13歳の柴犬の女の子が右後肢の跛行を主訴に来院。実はこの患者さんは、1年前に左後肢の跛行で来院され、前十字靭帯の断裂を診断して手術をしていました。その後左後肢はとても良く運動できるようになっていましたが、今回は右後肢に跛行を認め、検査の結果左後肢と同様に前十字靭帯の断裂が疑われました。飼主様と相談の結果、反対側と同じ手術を右側にも実施することとなりました。
手術は全身麻酔下で実施され、硬膜外麻酔と鎮痛薬を併用し、可能な限り痛みを軽減できるよう努めました。今回は跛行が認められてから比較的早期に来院されたため、前十字靭帯は部分断裂の状態で済んでいました。半月板の損傷もなく、TPLOと呼ばれる骨矯正手術を実施しました。
高齢のわんちゃんでしたが術後も元気に過ごしてくれ、2日で退院できました。術後2週間後にはかなりしっかりと歩行できるようになっており、6週間後にはほぼ正常に運動できるように回復してくれました。

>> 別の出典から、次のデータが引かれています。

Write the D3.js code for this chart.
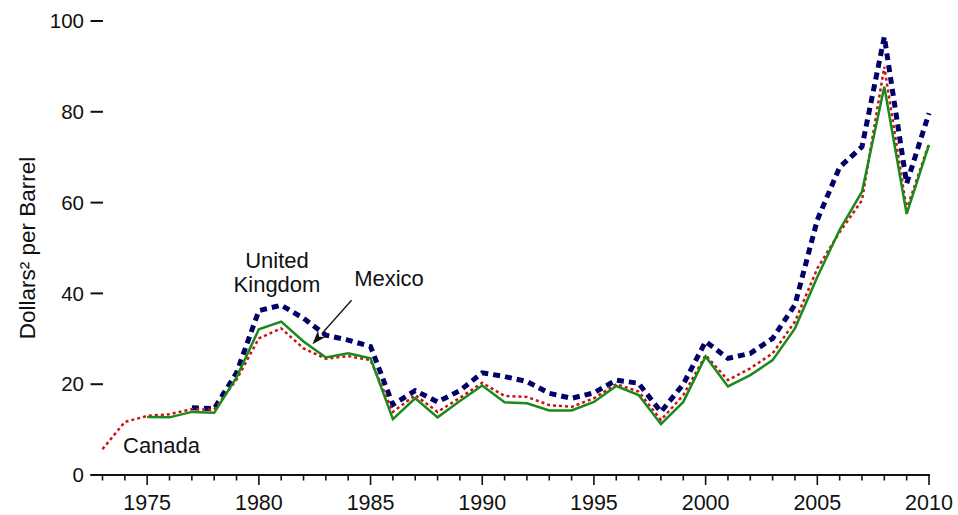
<!DOCTYPE html>
<html>
<head>
<meta charset="utf-8">
<script src="https://cdn.jsdelivr.net/npm/d3@7"></script>
<style>
  html, body { margin: 0; padding: 0; background: #fff; }
  svg { display: block; }
  text { font-family: "Liberation Sans", Arial, Helvetica, sans-serif; fill: #111; }
</style>
</head>
<body>
<svg id="chart" width="958" height="515"></svg>
<script>
// ---- Data ----
const years = d3.range(1973, 2011);
const canada = [5.7, 11.7, 13.0, 13.4, 14.5, 14.4, 21.0, 30.1, 32.3, 27.9, 25.6, 26.2, 25.3,
  13.9, 17.6, 13.9, 17.0, 20.3, 17.4, 17.2, 15.4, 15.0, 16.9, 20.0, 18.4, 12.1, 17.6,
  26.4, 20.9, 23.5, 26.8, 33.8, 45.5, 53.5, 60.5, 89.9, 58.5, 73.0];
const mexico = [null, null, 12.8, 12.7, 13.9, 13.7, 21.5, 32.1, 33.8, 29.4, 25.9, 26.8, 25.7,
  12.3, 16.9, 12.7, 16.3, 19.7, 16.0, 15.8, 14.2, 14.2, 16.1, 19.6, 17.6, 11.2, 16.1,
  26.1, 19.5, 22.0, 25.3, 32.3, 43.6, 54.0, 62.4, 85.5, 57.5, 72.7];
const unitedKingdom = [null, null, null, null, 14.8, 14.6, 22.5, 36.2, 37.4, 34.5, 30.8, 29.7, 28.3,
  15.5, 18.6, 16.1, 18.6, 22.5, 21.7, 20.6, 18.0, 16.9, 18.1, 20.9, 20.2, 13.9, 20.0,
  29.4, 25.7, 26.8, 30.1, 37.5, 56.2, 67.8, 72.3, 96.5, 64.2, 79.7];
const yTicks = [0, 20, 40, 60, 80, 100];
const xMajorTicks = [1975, 1980, 1985, 1990, 1995, 2000, 2005, 2010];
const yLabel = "Dollars\u00B2 per Barrel";

// ---- Scales ----
const svg = d3.select("#chart");
const x = d3.scaleLinear().domain([1973, 2010]).range([102.5, 929]);
const y = d3.scaleLinear().domain([0, 100]).range([475, 21]);

// ---- Axes ----
svg.append("line")
  .attr("x1", 90.5).attr("x2", x(2010) + 1)
  .attr("y1", y(0)).attr("y2", y(0))
  .attr("stroke", "#111").attr("stroke-width", 2);

const xg = svg.append("g").attr("transform", `translate(0,${y(0)})`);
xg.selectAll("line.minor").data(years).join("line")
  .attr("class", "minor")
  .attr("x1", d => x(d)).attr("x2", d => x(d))
  .attr("y1", 0).attr("y2", d => xMajorTicks.includes(d) ? 10 : 5.5)
  .attr("stroke", "#111").attr("stroke-width", 1.6);
xg.selectAll("text").data(xMajorTicks).join("text")
  .attr("x", d => x(d)).attr("y", 34.5)
  .attr("text-anchor", "middle")
  .attr("font-size", 21.5)
  .text(d => d);

const yg = svg.append("g");
yg.selectAll("line").data(yTicks).join("line")
  .attr("x1", 90.5).attr("x2", 103)
  .attr("y1", d => y(d)).attr("y2", d => y(d))
  .attr("stroke", "#111").attr("stroke-width", 2);
yg.selectAll("text").data(yTicks).join("text")
  .attr("x", 84).attr("y", d => y(d))
  .attr("dy", "0.35em")
  .attr("text-anchor", "end")
  .attr("font-size", 20.5)
  .text(d => d);

svg.append("text")
  .attr("transform", `translate(35,${(y(0)+y(100))/2}) rotate(-90)`)
  .attr("text-anchor", "middle")
  .attr("font-size", 22.5)
  .text(yLabel);

// ---- Lines ----
const line = d3.line()
  .defined(d => d[1] != null)
  .x(d => x(d[0])).y(d => y(d[1]));

svg.append("path")
  .datum(years.map((yr, i) => [yr, unitedKingdom[i]]))
  .attr("d", line)
  .attr("fill", "none")
  .attr("stroke", "#000066")
  .attr("stroke-width", 5)
  .attr("stroke-dasharray", "7,5");

svg.append("path")
  .datum(years.map((yr, i) => [yr, canada[i]]))
  .attr("d", line)
  .attr("fill", "none")
  .attr("stroke", "#cc1111")
  .attr("stroke-width", 2.5)
  .attr("stroke-dasharray", "3,3");

svg.append("path")
  .datum(years.map((yr, i) => [yr, mexico[i]]))
  .attr("d", line)
  .attr("fill", "none")
  .attr("stroke", "#1a8a1a")
  .attr("stroke-width", 2.5);

// ---- Annotations ----
svg.append("text").attr("x", 123).attr("y", 453)
  .attr("font-size", 22).text("Canada");
svg.append("text").attr("x", 277).attr("y", 268)
  .attr("text-anchor", "middle").attr("font-size", 22).text("United");
svg.append("text").attr("x", 277).attr("y", 292)
  .attr("text-anchor", "middle").attr("font-size", 22).text("Kingdom");
svg.append("text").attr("x", 389).attr("y", 286)
  .attr("text-anchor", "middle").attr("font-size", 22).text("Mexico");

// arrow to Mexico line
const tail = [x(1984.15), y(38.5)];
const tip = [x(1982.4), y(28.8)];
const ang = Math.atan2(tip[1] - tail[1], tip[0] - tail[0]);
const hl = 14, hw = 5;
const base = [tip[0] - hl * Math.cos(ang), tip[1] - hl * Math.sin(ang)];
svg.append("line")
  .attr("x1", tail[0]).attr("y1", tail[1])
  .attr("x2", base[0]).attr("y2", base[1])
  .attr("stroke", "#111").attr("stroke-width", 1.3);
svg.append("path")
  .attr("d", `M${tip[0]},${tip[1]}
    L${base[0] + hw * Math.sin(ang)},${base[1] - hw * Math.cos(ang)}
    L${base[0] + 4 * Math.cos(ang)},${base[1] + 4 * Math.sin(ang)}
    L${base[0] - hw * Math.sin(ang)},${base[1] + hw * Math.cos(ang)}Z`)
  .attr("fill", "#111");
</script>
</body>
</html>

イヌの前十字靭帯疾患は、残念ながら両側に罹患してしまうことがよくあります。報告によって様々ですが片側に前十字靭帯疾患を発症したイヌの20~61%で反対側の肢も罹患したとされています。靭帯が変性してしまう病態である以上、どの犬種でも両側に発症することがありますが、特にラブラドールレトリバーやロトワイラーなどの大型犬で多く、経験的には柴犬も高確率で両側に発症すると感じています。高齢だから手術ができないということはなく、その患者、そのご家族に合った最良の治療を選んでいただけるよう努力しています。
【参照文献】
Guthrie J, Keeley B, Maddock E, et al. Effect of signalment on the presentation of canine patients suffering from cranial cruciate ligament disease. Journal of small animal practice 2012;53:273-277.